Ore 17.15: la partenza

Pian piano, dalle 17.00 in poi centinaia e centinaia di persone hanno iniziato a radunarsi davanti alla stazione. Con qualche minuto di ritardo, verso le 17.15, il corteo è finalmente partito alla volta di Piazza Governo.

Ore 17.45: lo stop in Collegiata

Ma prima di arrivare davanti a Palazzo delle Orsoline, il lungo corteo si è fermato per qualche discorso di rito in piazza Collegiata. E la fiumana di gente arrivava ancora su su fino in stazione. A spanne, si può dunque parlare di diverse migliaia di persone, almeno 5.000 secondo quanto ci ha detto la Polizia municipale. Qui, in piazza Collegiata, a parlare è stato anche Gianni Frizzo, volto simbolo delle proteste delle Officine di Bellinzona nel 2008: «Sono con voi, che difendete i vostri diritti. Avete il mio rispetto e vicinanza per quello che state facendo.
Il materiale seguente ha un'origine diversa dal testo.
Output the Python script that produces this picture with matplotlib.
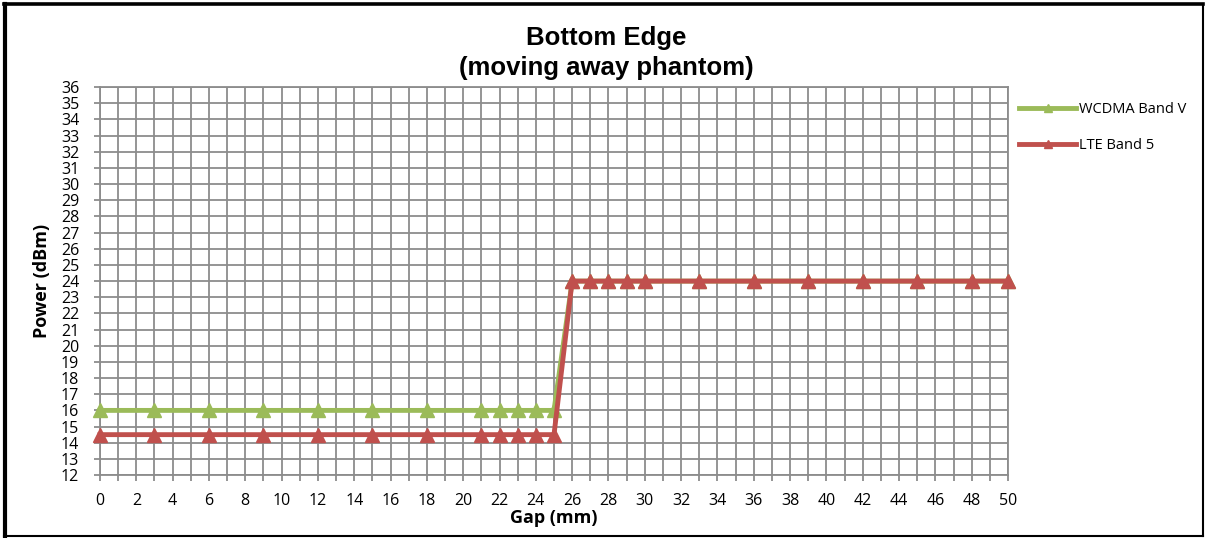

Solidarietà alle lavoratrici e ai lavoratori». E in questo senso, guardando oltre lo sciopero, Frizzo ha chiesto solidarietà alla piazza anche per i lavoratori delle Manor di Balerna e Sant’Antonino, dove sono a rischio oltre 100 posti di lavoro. I manifestanti hanno risposto con un grande applauso. Quella di oggi, ha affermato Frizzo, «è un’azione democratica, in difesa dei diritti» e contro una «palese ingiustizia ai danni di una parte della società».

Ore 18.30: l’arrivo in piazza

Il serpentone, dopo aver svoltato verso piazza Indipendenza, ha raggiunto lentamente il fulcro della giornata, piazza Governo. Dal palco situato alle spalle della fontana della Foca, hanno preso la parola diversi sindacalisti, organizzatori e membri di associazioni. «Grazie per la vostra mobilitazione», ha urlato al microfono Ghisletta. «È una giornata storica, perché questo è il più grande sciopero dei dipendenti pubblici e parapubblici che il Ticino abbia mai visto». Questa, ha proseguito il sindacalista, «è una mobilitazione importantissima: è in atto, infatti, uno scontro durissimo con una parte di politica che vuole liquidare il servizio pubblico e tagliare posti di lavoro. È un disegno politico ben chiaro, questo. Scioperiamo contro il taglio del carovita per gli anni a venire, contro i tagli al settore sociosanitario, alle scuole, agli ospedali. Qualcosa di mai visto. È un Paese, il nostro, che sta tagliando sulla formazione per i giovani, sulle persone meno fortunate, un Paese che guarda alla destra e all’estrema destra. Dobbiamo ribellarci».

Ore 18.50: «Ciao estremisti»

«Ci hanno detto che lo sciopero è qualcosa di estremo. Dunque, ciao estremisti», ha detto da parte sua Quaresmini rivolgendosi ai manifestanti. «Vi ringrazio. Sono contento per la dinamica che si è creata. Quando ho iniziato facevo fatica. C’era paura, indifferenza. Dire che i soldi non ci sono è terrorismo contabile. L’unica via è spiegare alla gente cosa facciamo e perché».

Ore 19.00: non è finita

«Ciao a tutti. Ma ricordate, ci rivedremo», sono state le parole degli organizzatori. Insomma, come è stato più volte promesso nel corso della lunga giornata, se le cose non cambieranno si tornerà in piazza.